Despite our initial offer of $2,200,000, another buyer came in with a higher offer of $2,900,000. Their purchase price was supported with $300,000 of seller-financed debt, in addition to traditional bank debt at a rate of 70-80%. Such a highly leveraged deal did not make sense for us to compete with and is essentially paying the seller in advance for improvements that we would be completing ourselves. If we are the ones doing the work, we want to be sure our investors are the beneficiary rather than paying for it upfront.

We expressed our concerns to our broker and predicted that the deal would not close with those terms. We believed that the buyer offering $2,900,000 was an inexperienced buyer who was eager to close their first deal. About a month later, our predictions were proven right. The property was appraised at $2.2 million, which was the exact amount that we had offered. The buyer was unable to secure the debt and equity they had planned for, and the deal had fallen through.

This outcome reaffirmed our belief that it is important to avoid over-leveraging a property. We were glad to have stayed disciplined in our approach instead of attempting to compete with an offer that did not make sense.

When the property came back on the market, we delved deeper into the details and discovered that it was part of an apartment condominium development with around 20 buildings owned individually by different owners. Most buildings were 4-6 units. The 5 Swiss Village buildings owned by the seller were scattered throughout the community, which raised a red flag for us. All 20 buildings looked identical from the outside, and sharing lot boundaries with multiple owners created limitations on the improvements we could make to the community. Our largest concern was that other owners might no keep up on the renovations and capex needed, which could negatively impact our tenants’ rental prices and quality of life. We could do everything right to keep our building and tenant quality high, and the owner next-door could be renting his units for $500 to drug dealers (extreme to make a point) which would more than likely push our tenants away and restrict the rental prices that we could charge.

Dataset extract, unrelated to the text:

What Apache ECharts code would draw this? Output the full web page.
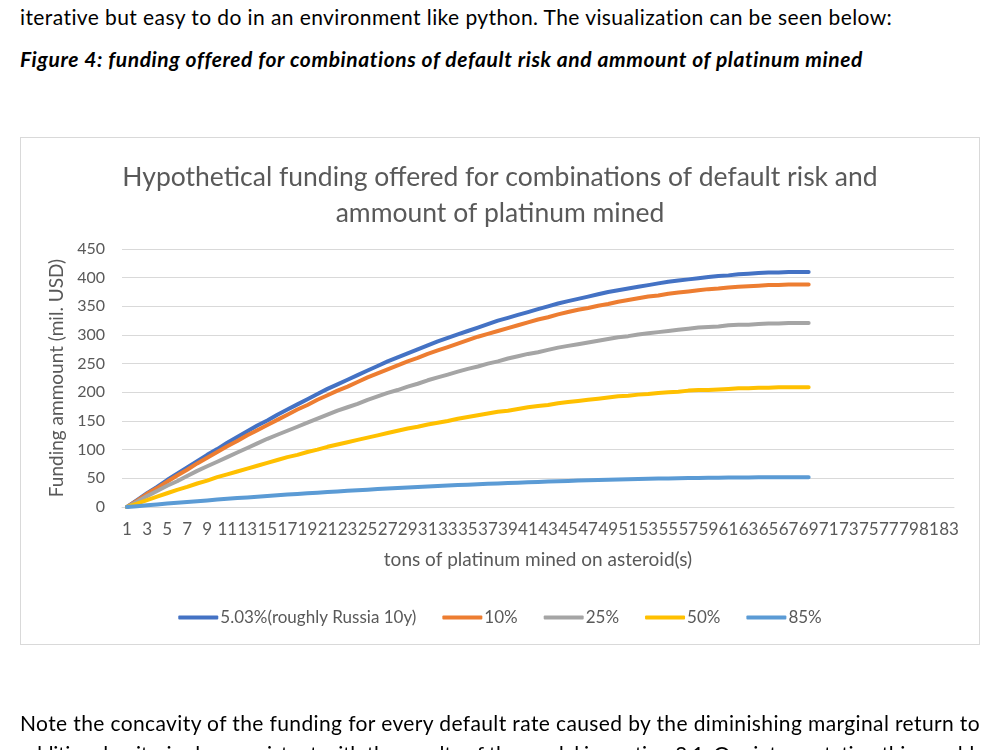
<!DOCTYPE html>
<html>
<head>
<meta charset="utf-8">
<script src="https://cdn.jsdelivr.net/npm/echarts@6/dist/echarts.min.js"></script>
<style>
  html, body { margin: 0; padding: 0; background: #fff; }
  #page { position: relative; width: 1000px; height: 750px; overflow: hidden; font-family: Lato, "Open Sans", sans-serif; color: #000; }
  .txt { position: absolute; left: 20px; white-space: nowrap; font-size: 21px; }
  #frame { position: absolute; left: 20px; top: 137px; width: 960px; height: 508px; border: 1px solid #d9d9d9; box-sizing: border-box; }
  #chart { position: absolute; left: 0; top: 0; width: 1000px; height: 750px; }
</style>
</head>
<body>
<div id="page">
  <div class="txt" data-w="873" style="top:4px;">iterative but easy to do in an environment like python. The visualization can be seen below:</div>
  <div class="txt" data-w="842" style="top:46px;font-weight:bold;font-style:italic;">Figure 4: funding offered for combinations of default risk and ammount of platinum mined</div>
  <div id="frame"></div>
  <div id="chart"></div>
  <div class="txt" data-w="960" style="top:710px;">Note the concavity of the funding for every default rate caused by the diminishing marginal return to</div>
  <div class="txt" data-w="955" style="top:741px;">additional units, is also consistent with the results of the model in section 3.1. Our interpretation this would</div>
</div>
<script>
// stretch the document lines to the widths they take in the page
var lines = document.querySelectorAll('.txt');
for (var n = 0; n < lines.length; n++) {
    var el = lines[n];
    var target = +el.getAttribute('data-w');
    var w = el.getBoundingClientRect().width;
    var chars = el.textContent.length;
    el.style.letterSpacing = ((target - w) / chars) + 'px';
}

var dom = document.getElementById("chart");
var myChart = echarts.init(dom);

// tons mined: 1..83 on the axis
var tons = [];
for (var t = 1; t <= 83; t++) {
    tons.push(String(t));
}

var names = ['5.03%(roughly Russia 10y)', '10%', '25%', '50%', '85%'];
var colors = ['#4472C4', '#ED7D31', '#A5A5A5', '#FFC000', '#5B9BD5'];

// funding (mil. USD), tons 1..69
var r5 = [0, 12, 24, 35, 47, 58, 69, 80, 91, 101, 112, 122, 132, 142, 151, 161, 170, 179, 188, 197,
    206, 214, 222, 230, 238, 246, 254, 261, 268, 275, 282, 289, 295, 301, 307, 313, 319, 325, 330, 335,
    340, 345, 350, 355, 359, 363, 367, 371, 375, 378, 381, 384, 387, 390, 393, 395, 397, 399, 401, 403,
    404, 406, 407, 408, 409, 409, 410, 410, 410];
var r10 = [0, 11, 23, 33, 44, 55, 65, 76, 86, 96, 106, 115, 125, 134, 143, 152, 161, 170, 178, 187,
    195, 203, 210, 218, 226, 233, 240, 247, 254, 260, 267, 273, 279, 285, 291, 297, 302, 307, 312, 317,
    322, 327, 331, 336, 340, 344, 347, 351, 354, 358, 361, 364, 367, 369, 372, 374, 376, 378, 380, 381,
    383, 384, 385, 386, 387, 387, 388, 388, 388];
var r25 = [0, 9, 19, 28, 37, 45, 54, 63, 71, 79, 87, 95, 103, 111, 119, 126, 133, 140, 147, 154,
    161, 168, 174, 180, 187, 193, 199, 204, 210, 215, 221, 226, 231, 236, 241, 245, 250, 254, 259, 263,
    267, 270, 274, 278, 281, 284, 287, 290, 293, 296, 298, 301, 303, 305, 307, 309, 311, 313, 314, 315,
    317, 318, 318, 319, 320, 320, 321, 321, 321];
var r50 = [0, 6, 12, 18, 24, 30, 35, 41, 46, 52, 57, 62, 67, 72, 77, 82, 87, 91, 96, 100,
    105, 109, 113, 117, 121, 125, 129, 133, 137, 140, 144, 147, 150, 154, 157, 160, 163, 166, 168, 171,
    174, 176, 178, 181, 183, 185, 187, 189, 191, 193, 194, 196, 197, 199, 200, 201, 203, 204, 204, 205,
    206, 207, 207, 208, 208, 209, 209, 209, 209];
var r85 = [0, 1.5, 3.0, 4.5, 5.9, 7.4, 8.8, 10.2, 11.5, 12.9, 14.2, 15.5, 16.7, 18.0, 19.2, 20.4, 21.6, 22.8, 23.9, 25.0,
    26.1, 27.2, 28.2, 29.2, 30.2, 31.2, 32.2, 33.1, 34.0, 34.9, 35.8, 36.6, 37.4, 38.2, 39.0, 39.8, 40.5, 41.2, 41.9, 42.5,
    43.2, 43.8, 44.4, 45.0, 45.5, 46.1, 46.6, 47.0, 47.5, 47.9, 48.4, 48.8, 49.1, 49.5, 49.8, 50.1, 50.4, 50.6, 50.9, 51.1,
    51.3, 51.4, 51.6, 51.7, 51.8, 51.9, 52.0, 52.0, 52.0];

var values = [r5, r10, r25, r50, r85];
var txtColor = '#595959';
var fontFam = 'Lato, "Open Sans", sans-serif';

var series = [];
for (var s = 0; s < names.length; s++) {
    series.push({
        name: names[s],
        type: 'line',
        symbol: 'none',
        smooth: false,
        data: values[s],
        itemStyle: { color: colors[s] },
        lineStyle: { color: colors[s], width: 4, cap: 'round', join: 'round' }
    });
}

var option = {
    animation: false,
    title: {
        text: 'Hypothetical funding offered for combinations of default risk and\nammount of platinum mined',
        left: 'center',
        top: 154,
        textStyle: {
            color: txtColor,
            fontFamily: fontFam,
            fontWeight: 'normal',
            fontSize: 26.5,
            lineHeight: 36
        }
    },
    grid: {
        left: 122,
        right: 46,
        top: 249,
        bottom: 243
    },
    legend: {
        data: names,
        top: 604,
        left: 'center',
        icon: 'roundRect',
        itemWidth: 40,
        itemHeight: 4,
        itemGap: 26,
        textStyle: { color: txtColor, fontFamily: fontFam, fontSize: 17, padding: [0, 0, 0, -3] }
    },
    xAxis: {
        type: 'category',
        data: tons,
        boundaryGap: true,
        name: 'tons of platinum mined on asteroid(s)',
        nameLocation: 'middle',
        nameGap: 43,
        nameTextStyle: { color: txtColor, fontFamily: fontFam, fontSize: 19 },
        axisLine: { lineStyle: { color: '#d9d9d9', width: 1 } },
        axisTick: { show: false },
        axisLabel: {
            interval: 1,
            margin: 14,
            color: txtColor,
            fontFamily: fontFam,
            fontSize: 17,
            hideOverlap: false
        }
    },
    yAxis: {
        type: 'value',
        min: 0,
        max: 450,
        interval: 50,
        name: 'Funding ammount (mil. USD)',
        nameLocation: 'middle',
        nameGap: 54,
        nameTextStyle: { color: txtColor, fontFamily: fontFam, fontSize: 19 },
        axisLine: { show: false },
        axisTick: { show: false },
        axisLabel: { margin: 17, color: txtColor, fontFamily: fontFam, fontSize: 16 },
        splitLine: { lineStyle: { color: '#d9d9d9', width: 1 } }
    },
    series: series
};

if (option && typeof option === 'object') {
    myChart.setOption(option);
}
</script>
</body>
</html>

Long story short, we decided not to make another offer on Swiss Village as the potential issues outweighed the benefits. If the 26 units were on a separate lot, we would have been interested. In an ideal scenario, we could contact each owner in the development, purchase their properties, and transform the area back into a traditional apartment complex.

Major Market News

Adelaide Pointe Development

Just 20 minutes north of Spring Lake is the $250M Adelaide Pointe Development. According to a recent article by MLive the development celebrated its groundbreaking with a ceremony earlier this week. The article explains that the development will consist of 777 luxury apartments, a 233-slip marina, a luxury hotel, as well as retail and commercial space. It is being developed by a partnership between two companies, Grand Rapids-based Orion Real Estate Solutions, and Muskegon-based Core Realty Holdings Management Inc. The development is expected to create 500 construction jobs and 200 permanent jobs when it opens in 2025.

Link to Article here:

Tips and Tricks

Tip- Don’t limit Improvements to the interiors
We aim to not only upgrade units but also improve the community by eliminating troublesome tenants and improving safety. Take the Pinehurst Apartments of Linden for example, when we purchased the property there were several “problem tenants”, including a homeless man that liked to sleep in the common areas and people partying in the laundry room. Both scenarios resulted in frequent calls to the police. These issues were caused by only a few tenants but were negatively impacting the entire community. Once we were able to remove the troubled tenets from the property it felt much safer for everyone.